Exercise aim -> From the listing below, restate word for word the lines from the line containing "Reproduce this chart with Plotly." down through the line containing "import plotly.graph_objects as go". Exclude pictures.

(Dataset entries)

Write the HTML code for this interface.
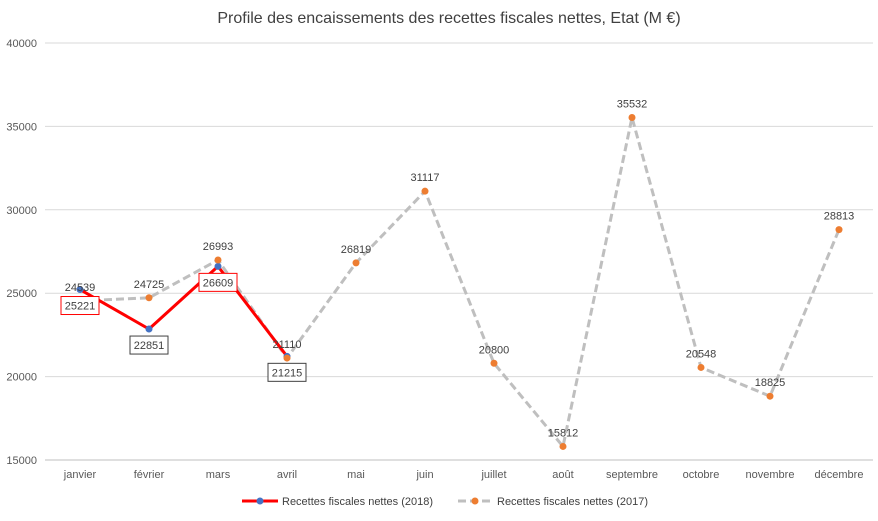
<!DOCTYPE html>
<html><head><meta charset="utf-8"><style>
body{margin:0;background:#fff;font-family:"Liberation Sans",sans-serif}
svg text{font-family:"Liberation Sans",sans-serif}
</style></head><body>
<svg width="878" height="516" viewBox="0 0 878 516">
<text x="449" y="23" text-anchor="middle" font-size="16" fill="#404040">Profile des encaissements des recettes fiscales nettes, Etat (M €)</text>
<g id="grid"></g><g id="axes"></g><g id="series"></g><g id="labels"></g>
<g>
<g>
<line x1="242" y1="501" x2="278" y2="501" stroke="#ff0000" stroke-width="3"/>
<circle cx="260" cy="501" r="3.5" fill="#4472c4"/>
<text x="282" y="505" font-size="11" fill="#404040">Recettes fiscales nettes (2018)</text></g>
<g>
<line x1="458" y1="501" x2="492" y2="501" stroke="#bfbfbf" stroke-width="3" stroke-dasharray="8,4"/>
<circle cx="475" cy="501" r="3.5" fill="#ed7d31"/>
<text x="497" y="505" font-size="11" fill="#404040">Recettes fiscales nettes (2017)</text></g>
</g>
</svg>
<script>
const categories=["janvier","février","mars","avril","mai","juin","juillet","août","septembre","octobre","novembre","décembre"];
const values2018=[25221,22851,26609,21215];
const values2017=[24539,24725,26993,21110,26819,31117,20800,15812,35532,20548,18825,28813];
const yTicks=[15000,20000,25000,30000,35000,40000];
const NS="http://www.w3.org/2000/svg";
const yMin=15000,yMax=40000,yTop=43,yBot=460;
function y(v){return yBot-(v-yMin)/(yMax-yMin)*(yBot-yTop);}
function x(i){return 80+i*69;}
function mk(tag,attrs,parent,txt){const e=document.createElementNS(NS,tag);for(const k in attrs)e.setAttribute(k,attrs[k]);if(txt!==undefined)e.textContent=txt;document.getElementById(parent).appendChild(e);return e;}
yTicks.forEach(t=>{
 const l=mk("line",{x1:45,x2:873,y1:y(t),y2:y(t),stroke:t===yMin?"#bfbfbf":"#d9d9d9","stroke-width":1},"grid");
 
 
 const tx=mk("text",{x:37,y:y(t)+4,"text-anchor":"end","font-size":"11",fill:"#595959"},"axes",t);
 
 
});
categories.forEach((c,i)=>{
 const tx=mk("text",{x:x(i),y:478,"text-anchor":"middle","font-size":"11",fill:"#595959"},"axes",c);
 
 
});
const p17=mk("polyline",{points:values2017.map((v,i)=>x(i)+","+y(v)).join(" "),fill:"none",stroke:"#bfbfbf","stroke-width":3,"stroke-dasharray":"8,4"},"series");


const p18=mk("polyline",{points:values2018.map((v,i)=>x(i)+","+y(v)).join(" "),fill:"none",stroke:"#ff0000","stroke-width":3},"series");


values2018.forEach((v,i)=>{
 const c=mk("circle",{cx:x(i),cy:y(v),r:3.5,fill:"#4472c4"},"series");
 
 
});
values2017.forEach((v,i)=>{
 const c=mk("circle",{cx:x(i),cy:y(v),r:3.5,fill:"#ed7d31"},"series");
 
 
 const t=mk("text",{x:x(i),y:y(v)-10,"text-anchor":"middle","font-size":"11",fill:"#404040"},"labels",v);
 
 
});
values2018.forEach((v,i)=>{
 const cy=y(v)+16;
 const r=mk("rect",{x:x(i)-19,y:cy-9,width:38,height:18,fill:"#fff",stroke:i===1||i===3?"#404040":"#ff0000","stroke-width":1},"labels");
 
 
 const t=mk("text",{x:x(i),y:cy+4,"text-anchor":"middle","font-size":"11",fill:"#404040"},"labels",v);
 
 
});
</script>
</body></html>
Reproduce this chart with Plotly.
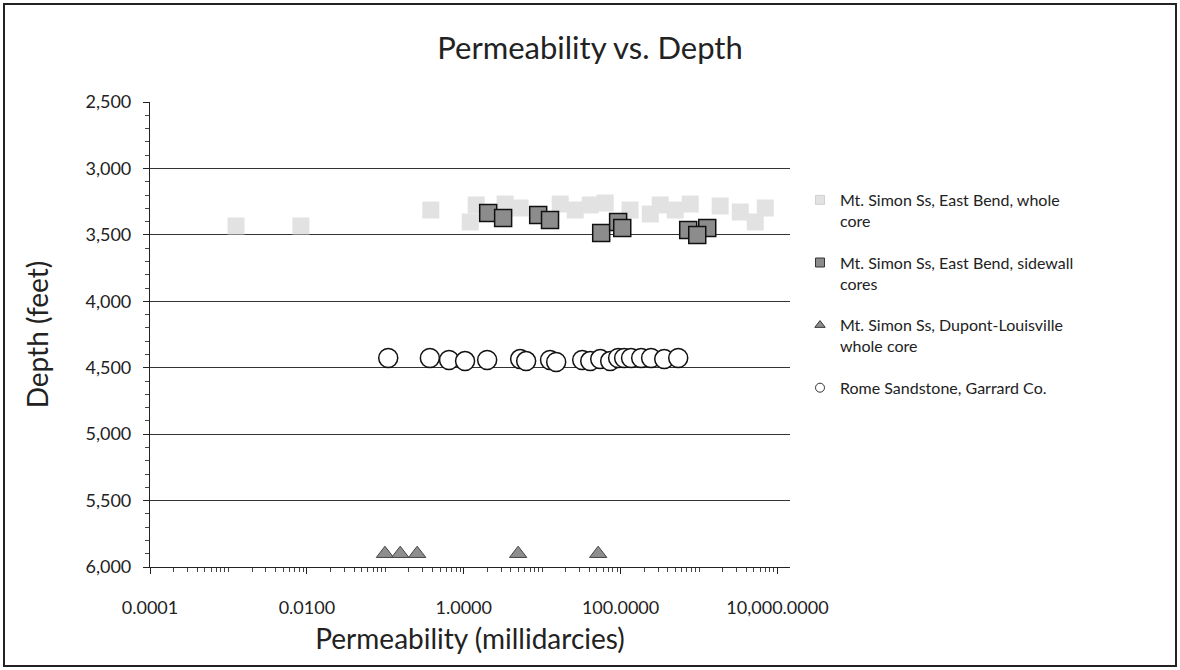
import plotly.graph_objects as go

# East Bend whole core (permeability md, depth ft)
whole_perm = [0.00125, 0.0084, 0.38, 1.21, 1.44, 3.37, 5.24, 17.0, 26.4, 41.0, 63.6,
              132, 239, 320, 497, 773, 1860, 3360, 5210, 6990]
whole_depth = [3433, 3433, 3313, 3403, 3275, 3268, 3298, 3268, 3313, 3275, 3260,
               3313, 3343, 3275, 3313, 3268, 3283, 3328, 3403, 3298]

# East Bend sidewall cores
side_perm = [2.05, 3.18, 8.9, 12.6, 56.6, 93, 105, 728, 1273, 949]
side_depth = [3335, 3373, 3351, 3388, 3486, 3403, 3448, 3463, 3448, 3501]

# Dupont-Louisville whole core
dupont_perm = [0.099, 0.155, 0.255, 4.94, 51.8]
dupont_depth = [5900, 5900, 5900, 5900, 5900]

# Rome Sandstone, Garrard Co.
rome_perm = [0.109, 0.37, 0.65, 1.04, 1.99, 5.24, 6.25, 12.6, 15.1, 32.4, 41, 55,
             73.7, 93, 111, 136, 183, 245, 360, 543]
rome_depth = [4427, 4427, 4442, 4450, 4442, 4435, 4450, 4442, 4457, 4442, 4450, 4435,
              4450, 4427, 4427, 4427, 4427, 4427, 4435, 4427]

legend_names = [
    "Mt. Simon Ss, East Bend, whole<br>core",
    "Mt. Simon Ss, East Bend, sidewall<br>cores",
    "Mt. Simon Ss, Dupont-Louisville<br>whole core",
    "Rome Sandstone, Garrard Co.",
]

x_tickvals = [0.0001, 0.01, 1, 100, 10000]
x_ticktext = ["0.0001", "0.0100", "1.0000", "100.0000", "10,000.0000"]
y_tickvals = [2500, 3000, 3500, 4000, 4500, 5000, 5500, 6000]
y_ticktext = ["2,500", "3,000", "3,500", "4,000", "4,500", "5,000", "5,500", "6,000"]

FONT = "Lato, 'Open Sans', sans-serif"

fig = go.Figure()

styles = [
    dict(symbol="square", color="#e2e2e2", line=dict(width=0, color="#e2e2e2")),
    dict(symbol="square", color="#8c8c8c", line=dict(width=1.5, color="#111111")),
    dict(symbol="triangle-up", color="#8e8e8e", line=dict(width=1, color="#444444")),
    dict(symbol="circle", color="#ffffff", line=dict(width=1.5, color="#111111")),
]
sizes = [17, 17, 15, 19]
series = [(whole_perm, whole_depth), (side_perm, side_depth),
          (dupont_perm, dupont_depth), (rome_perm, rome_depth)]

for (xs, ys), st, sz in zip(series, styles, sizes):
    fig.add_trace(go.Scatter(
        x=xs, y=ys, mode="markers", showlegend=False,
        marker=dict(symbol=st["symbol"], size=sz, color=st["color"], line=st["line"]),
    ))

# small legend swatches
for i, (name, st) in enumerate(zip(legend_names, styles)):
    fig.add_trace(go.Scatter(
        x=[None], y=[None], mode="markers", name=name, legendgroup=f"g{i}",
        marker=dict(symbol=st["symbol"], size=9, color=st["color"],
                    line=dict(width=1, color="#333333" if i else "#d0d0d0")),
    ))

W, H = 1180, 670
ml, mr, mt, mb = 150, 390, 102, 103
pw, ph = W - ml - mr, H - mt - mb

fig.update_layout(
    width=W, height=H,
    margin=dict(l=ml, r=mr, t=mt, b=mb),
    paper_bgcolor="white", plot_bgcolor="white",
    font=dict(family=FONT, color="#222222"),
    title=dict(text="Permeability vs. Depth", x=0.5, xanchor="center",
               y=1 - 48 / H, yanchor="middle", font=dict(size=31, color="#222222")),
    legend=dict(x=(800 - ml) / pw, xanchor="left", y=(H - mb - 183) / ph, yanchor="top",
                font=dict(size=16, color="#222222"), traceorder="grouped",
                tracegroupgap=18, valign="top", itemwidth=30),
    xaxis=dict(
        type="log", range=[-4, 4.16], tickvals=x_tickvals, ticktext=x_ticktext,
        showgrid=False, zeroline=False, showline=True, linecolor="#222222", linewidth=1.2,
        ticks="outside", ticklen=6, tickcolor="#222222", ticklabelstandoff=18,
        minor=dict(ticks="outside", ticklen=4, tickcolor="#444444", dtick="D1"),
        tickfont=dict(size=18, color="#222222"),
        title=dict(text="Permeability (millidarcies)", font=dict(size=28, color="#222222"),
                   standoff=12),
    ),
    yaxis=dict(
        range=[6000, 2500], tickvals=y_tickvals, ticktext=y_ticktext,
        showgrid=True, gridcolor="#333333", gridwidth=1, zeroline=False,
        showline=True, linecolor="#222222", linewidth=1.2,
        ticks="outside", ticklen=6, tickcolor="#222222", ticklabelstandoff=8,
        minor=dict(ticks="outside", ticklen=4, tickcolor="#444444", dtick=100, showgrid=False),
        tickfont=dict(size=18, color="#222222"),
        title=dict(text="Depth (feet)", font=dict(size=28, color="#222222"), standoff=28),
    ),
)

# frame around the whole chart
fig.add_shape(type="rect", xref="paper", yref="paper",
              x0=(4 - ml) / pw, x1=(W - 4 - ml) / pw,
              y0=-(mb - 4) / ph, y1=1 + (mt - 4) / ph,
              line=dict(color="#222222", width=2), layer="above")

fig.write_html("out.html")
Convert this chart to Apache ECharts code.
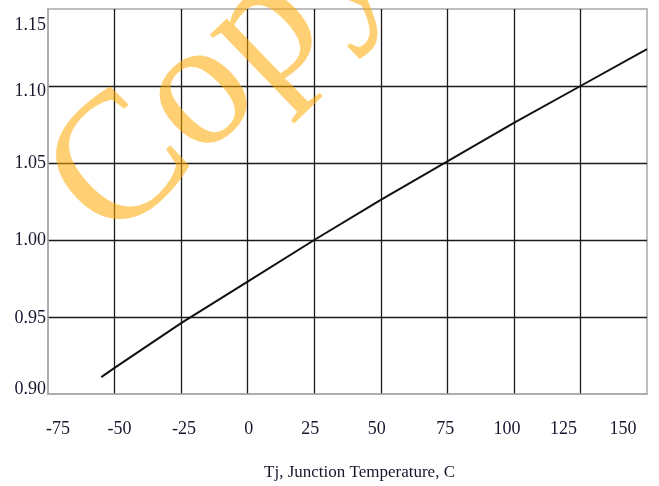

Final result ->
Reproduce this chart with Plotly.
import plotly.graph_objects as go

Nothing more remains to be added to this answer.